Once again, the Royal Fan, in its hour of need, finds a friend in royalty, on this occasion the most powerful monarch in Europe, Queen Victoria. In 1870, the period of perhaps the lowest ebb of the fan’s fortunes in this country, at the initiative of this royal lady, an exhibition was organised at the South Kensington Museum (now Victoria and Albert), when a prize of £400 was offered by Her Majesty, and four hundred and thirteen examples from the finest collections both here and abroad were shown.

The great success of this exhibition, and the absorbing interest displayed in it, naturally led to the organisation of others. Among the measures adopted by the Worshipful Company of Fanmakers for the purpose of reviving what was at one time ‘a flourishing industry in this ancient city,’ a competitive exhibition of fans was held at Drapers’ Hall in 1878, again under the protecting ægis of royalty (H.R.H. Princess Louise, now Duchess of Argyll). Twelve hundred and eighty-four fans, ancient and modern, were exhibited; gold, silver, and bronze medals, and money prizes amounting in the aggregate to £172 were awarded, the freedom of the Company being in most instances granted to the prizewinners.

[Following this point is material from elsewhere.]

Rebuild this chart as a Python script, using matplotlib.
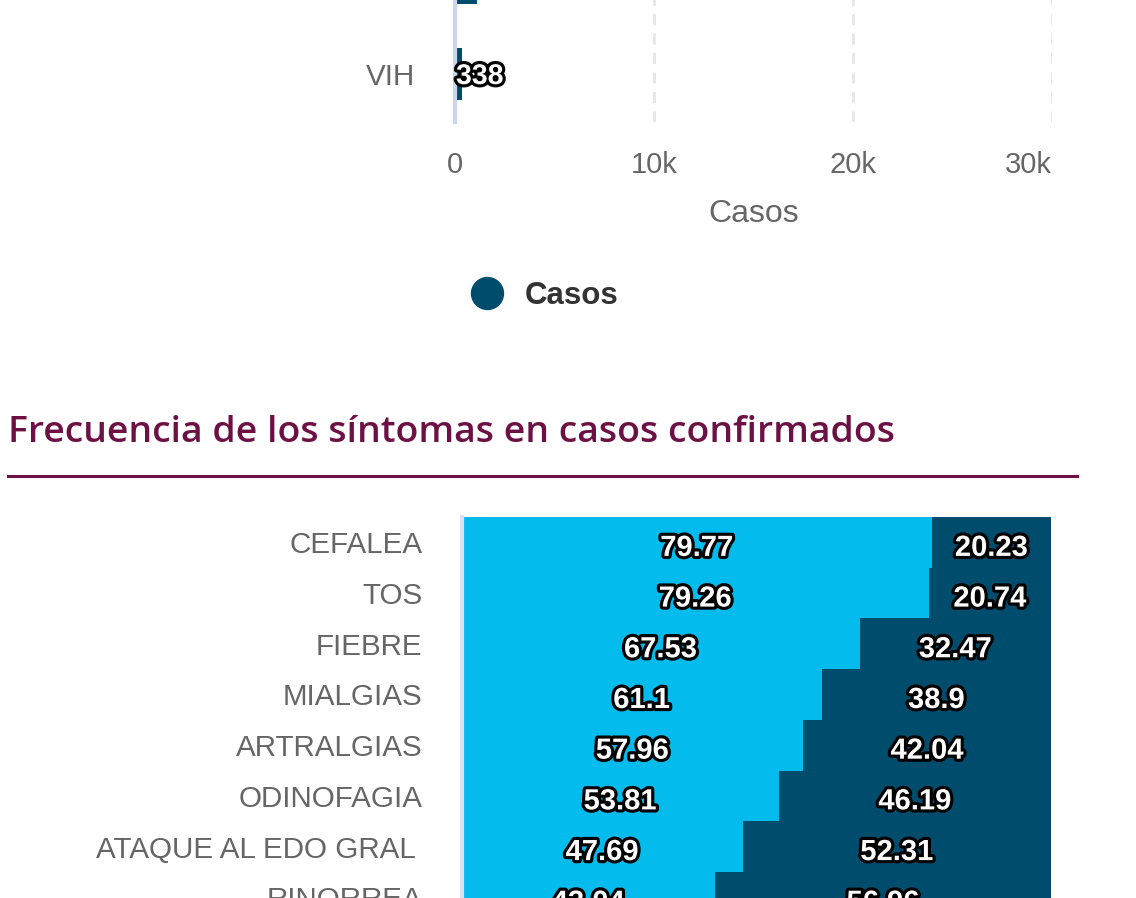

Eleven years later (1889) this experiment was repeated. In addition to prizes offered by the Fanmakers’ Company, others were offered by private individuals and public newspapers, and one hundred and six works were entered for competition.

Fan mount by Claudius Popelin.Musée des Arts Decoratifs, Paris.

The Queen newspaper, the donor of one of the prizes, commenting on the exhibition, held at Drapers’ Hall during the month of May, said: ‘Considered as a whole, the exhibition did not come up to our expectations. The liberal prizes offered ought to have brought forward finer and more original work in a branch of minor art which is to be considered as the special province of lady artists,[170] and presents so many opportunities for fanciful composition and refined taste in arranging and grouping,’ etc.

In the following year, 1890, the Fanmakers’ Company decided to hold their third competitive exhibition.

The Daily Graphic of May 17 said: ‘The exhibition of fans organised last year by the Company of Fanmakers gave so valuable an impetus to English trade in this direction, that the Company very wisely and patriotically decided to hold another this season.’